Conto - Náusea Fitness" por João Francisco Santos da Silva
- Alex Fraga
- 26 de abr.
- 3 min de leitura

Sábado no Blog do Alex Fraga é dia de conto com o médico clínico geral, acupunturista e escritor de Campo Grande (MS), João Francisco Santos da Silva, com "Náusea Fitness".
Náusea Fitness
Chego em casa trazendo-a comigo. Não há reviravoltas em minhas entranhas. O que sinto é um aperto interno que se inicia na altura de onde devia estar meu estomago e atinge até a parte mais alta do esôfago, quase saindo boca afora. Faço questão de ignorar a anatomia dos meus incômodos. Escolho reclamar do mal que me aflige a diagnosticá-lo. Só para que me compreendam, quero explicar que todo ele é produzido com meu consentimento. Mas antes que me julguem, deixo claro que não cedo de boa vontade.
Duas noites por semana, descubro da pior maneira possível a origem dos termos: ferrado, se ferrar, levar ferro e suas variantes. Não sou masoquista. Então por que me submeto a isso? Por que mesmo? Difícil explicar. Quero ter pernas para aguentar o meu corpo. Não é uma resposta que me convence. Mas se eu não me convencer que estou motivado, lá eles sempre fazem essa mesma pergunta: você está motivado? Nem volto na próxima terça feira à noite. E se não voltar ainda economizo. Até dá para pensar no assunto.
Tanto peso deve deslocar as vísceras. Daí essa sensação de aperto que dá náusea e tira a fome da pessoa. Vocês não imaginam como é gostoso chegar em casa sentindo isso. Mas não é porque eu gosto. Longe disso, eu odeio essa sensação. Pronto falei. Fazer coisas odiosas desde que os fins justifiquem os meios, há pessoas que acham ser uma conduta válida. Os meios são péssimos, estou ficando repetitivo. E os fins? Ah sim! Apenas faço isso, literalmente, pelo fim. Para que mais tarde, lá pelo fim da vida eu não sofra com quedas, fraturas e dificuldade para andar. Então estou fazendo o pagamento adiantado. Causo as dores no corpo agora, desde do calcanhar até a ponta das orelhas, faço com que meus braços e pernas tremam até quase não conseguirem me sustentar em pé; tudo isso na esperança que, se aguentar, viverei meus últimos dias plenamente. Quem acredita nisso?

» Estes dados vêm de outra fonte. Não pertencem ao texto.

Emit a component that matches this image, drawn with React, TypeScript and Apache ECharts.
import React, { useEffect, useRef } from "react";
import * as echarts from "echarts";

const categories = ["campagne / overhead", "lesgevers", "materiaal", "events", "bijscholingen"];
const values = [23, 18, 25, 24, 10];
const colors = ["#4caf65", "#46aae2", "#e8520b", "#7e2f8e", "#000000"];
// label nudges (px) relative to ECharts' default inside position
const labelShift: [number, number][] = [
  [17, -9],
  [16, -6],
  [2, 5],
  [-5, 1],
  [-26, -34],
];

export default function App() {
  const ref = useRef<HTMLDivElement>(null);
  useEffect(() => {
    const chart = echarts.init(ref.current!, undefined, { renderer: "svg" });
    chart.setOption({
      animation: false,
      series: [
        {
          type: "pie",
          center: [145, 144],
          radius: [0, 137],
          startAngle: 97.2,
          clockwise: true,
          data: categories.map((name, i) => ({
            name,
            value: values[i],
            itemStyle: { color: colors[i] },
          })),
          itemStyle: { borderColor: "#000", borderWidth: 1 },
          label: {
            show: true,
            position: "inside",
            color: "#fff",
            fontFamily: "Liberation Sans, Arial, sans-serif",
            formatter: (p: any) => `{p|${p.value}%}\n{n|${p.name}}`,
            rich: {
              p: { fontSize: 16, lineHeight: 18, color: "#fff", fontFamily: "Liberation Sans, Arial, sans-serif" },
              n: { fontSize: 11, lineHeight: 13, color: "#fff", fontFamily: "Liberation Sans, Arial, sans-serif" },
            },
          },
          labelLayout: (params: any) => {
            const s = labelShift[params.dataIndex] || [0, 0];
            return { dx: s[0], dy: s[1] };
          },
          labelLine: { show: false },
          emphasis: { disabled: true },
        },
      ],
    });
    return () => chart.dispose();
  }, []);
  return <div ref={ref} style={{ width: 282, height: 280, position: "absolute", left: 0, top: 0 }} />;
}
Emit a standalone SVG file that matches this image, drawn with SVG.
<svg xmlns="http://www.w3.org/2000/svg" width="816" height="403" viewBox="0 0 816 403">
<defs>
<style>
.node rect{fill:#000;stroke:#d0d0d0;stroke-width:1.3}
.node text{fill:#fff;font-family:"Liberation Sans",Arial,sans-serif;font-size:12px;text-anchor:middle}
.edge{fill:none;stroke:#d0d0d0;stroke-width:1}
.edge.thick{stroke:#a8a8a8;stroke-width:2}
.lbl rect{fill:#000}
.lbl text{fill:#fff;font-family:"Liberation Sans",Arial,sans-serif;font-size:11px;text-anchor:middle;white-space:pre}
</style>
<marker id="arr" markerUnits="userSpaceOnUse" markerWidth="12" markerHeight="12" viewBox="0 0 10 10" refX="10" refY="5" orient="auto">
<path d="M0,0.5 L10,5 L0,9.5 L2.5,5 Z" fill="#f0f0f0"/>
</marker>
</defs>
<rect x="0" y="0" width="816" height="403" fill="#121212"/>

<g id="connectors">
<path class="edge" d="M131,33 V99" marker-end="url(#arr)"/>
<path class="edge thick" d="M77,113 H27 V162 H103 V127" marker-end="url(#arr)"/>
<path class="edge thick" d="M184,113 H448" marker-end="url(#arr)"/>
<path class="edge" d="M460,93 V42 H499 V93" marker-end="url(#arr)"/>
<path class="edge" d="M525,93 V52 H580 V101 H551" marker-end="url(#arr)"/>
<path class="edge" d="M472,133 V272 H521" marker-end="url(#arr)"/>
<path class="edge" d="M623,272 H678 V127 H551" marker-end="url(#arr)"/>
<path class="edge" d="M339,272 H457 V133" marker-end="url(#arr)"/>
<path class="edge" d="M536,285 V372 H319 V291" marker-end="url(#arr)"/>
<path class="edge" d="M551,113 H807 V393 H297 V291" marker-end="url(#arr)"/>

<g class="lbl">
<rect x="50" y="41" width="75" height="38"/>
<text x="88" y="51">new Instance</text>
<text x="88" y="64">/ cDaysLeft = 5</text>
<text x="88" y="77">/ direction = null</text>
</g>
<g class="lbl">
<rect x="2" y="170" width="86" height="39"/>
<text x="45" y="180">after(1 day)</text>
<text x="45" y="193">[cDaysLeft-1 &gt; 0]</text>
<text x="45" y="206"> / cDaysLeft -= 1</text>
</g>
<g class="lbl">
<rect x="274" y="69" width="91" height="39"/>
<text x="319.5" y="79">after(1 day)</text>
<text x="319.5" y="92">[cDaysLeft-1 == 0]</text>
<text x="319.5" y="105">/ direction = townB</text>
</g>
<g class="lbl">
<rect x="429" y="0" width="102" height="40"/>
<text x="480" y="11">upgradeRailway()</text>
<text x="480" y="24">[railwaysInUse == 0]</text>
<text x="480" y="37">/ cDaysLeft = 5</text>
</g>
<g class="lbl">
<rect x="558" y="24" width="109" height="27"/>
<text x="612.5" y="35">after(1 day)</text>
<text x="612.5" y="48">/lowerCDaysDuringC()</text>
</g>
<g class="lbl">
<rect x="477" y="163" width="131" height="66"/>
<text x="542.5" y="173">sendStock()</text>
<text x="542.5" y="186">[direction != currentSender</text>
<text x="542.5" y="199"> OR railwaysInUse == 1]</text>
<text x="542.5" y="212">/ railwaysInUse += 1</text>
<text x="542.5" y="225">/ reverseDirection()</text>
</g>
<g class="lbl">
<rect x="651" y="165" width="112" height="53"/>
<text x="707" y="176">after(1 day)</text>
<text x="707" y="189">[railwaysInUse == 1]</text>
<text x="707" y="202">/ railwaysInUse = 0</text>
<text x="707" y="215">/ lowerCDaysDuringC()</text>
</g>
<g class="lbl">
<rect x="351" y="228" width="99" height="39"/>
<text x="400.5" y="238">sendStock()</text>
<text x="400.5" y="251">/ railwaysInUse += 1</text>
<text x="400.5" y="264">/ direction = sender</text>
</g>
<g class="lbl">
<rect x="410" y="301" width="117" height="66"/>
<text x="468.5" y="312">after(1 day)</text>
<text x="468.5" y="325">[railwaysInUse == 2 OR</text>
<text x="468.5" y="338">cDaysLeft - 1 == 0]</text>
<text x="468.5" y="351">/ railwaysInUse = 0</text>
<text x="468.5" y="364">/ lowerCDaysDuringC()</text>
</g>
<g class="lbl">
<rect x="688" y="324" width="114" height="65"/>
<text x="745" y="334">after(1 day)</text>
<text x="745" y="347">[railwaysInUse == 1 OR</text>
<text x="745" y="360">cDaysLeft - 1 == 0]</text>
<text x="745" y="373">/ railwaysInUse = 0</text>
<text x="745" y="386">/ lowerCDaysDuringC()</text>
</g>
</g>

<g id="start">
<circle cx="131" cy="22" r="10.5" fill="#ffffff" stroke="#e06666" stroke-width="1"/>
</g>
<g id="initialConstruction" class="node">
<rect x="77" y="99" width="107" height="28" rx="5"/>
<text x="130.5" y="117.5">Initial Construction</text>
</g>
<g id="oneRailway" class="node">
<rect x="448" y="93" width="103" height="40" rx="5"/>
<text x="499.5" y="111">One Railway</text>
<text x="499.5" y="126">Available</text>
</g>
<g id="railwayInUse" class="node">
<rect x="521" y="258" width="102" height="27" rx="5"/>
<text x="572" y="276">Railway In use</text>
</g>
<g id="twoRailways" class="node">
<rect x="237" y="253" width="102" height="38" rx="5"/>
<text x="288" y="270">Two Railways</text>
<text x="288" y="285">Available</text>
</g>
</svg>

Melhor mudar de assunto. Pelo menos, meus braços estão mais fortes e minhas panturrilhas, quanta diferença! Lembro delas de madrugada. Uma câimbra gostosa que me invade por 30 segundos, mas que parece durar meia hora e me faz acordar pensando nela e nos responsáveis por ela. Tirando as dores musculares que são diárias, o aperto por dentro só sinto quando chego em casa nas terças e quintas feiras à noite. Por coincidência, as câimbras também só surgem nas madrugadas de quarta e de sexta feira. Com tanto sofrimento, estou em dúvida que médico devo procurar?
Eu pensei em ir ao gastroenterologista. Lhe explicaria sobre minha náusea. Olha eu me autodiagnosticando. Além da náusea, há mais algumas outras coisas, todas mal
digeridas. Mas não vou ao gastroenterologista, ele iria me pedir uma endoscopia, depois orientaria modificar a dieta alimentar e por último, se fosse observador, me encaminharia para um psiquiatra. Então melhor ir direto ao psiquiatra. Vou lhe falar do stress e da ansiedade que sinto. Provavelmente o médico de cabeça me perguntará se fumo, se bebo e ainda, se sou sedentário. Já pensou se ele, para me acalmar, indica que aumente a musculação para três vezes por semana?
Melhor deixar quieto. Afinal eu sou um homem ou um rato? Em um mundo repleto de idosos, flácidos e com os músculos atrofiados, presos em uma cama, não dá para valorizar uma mera náusea fitness.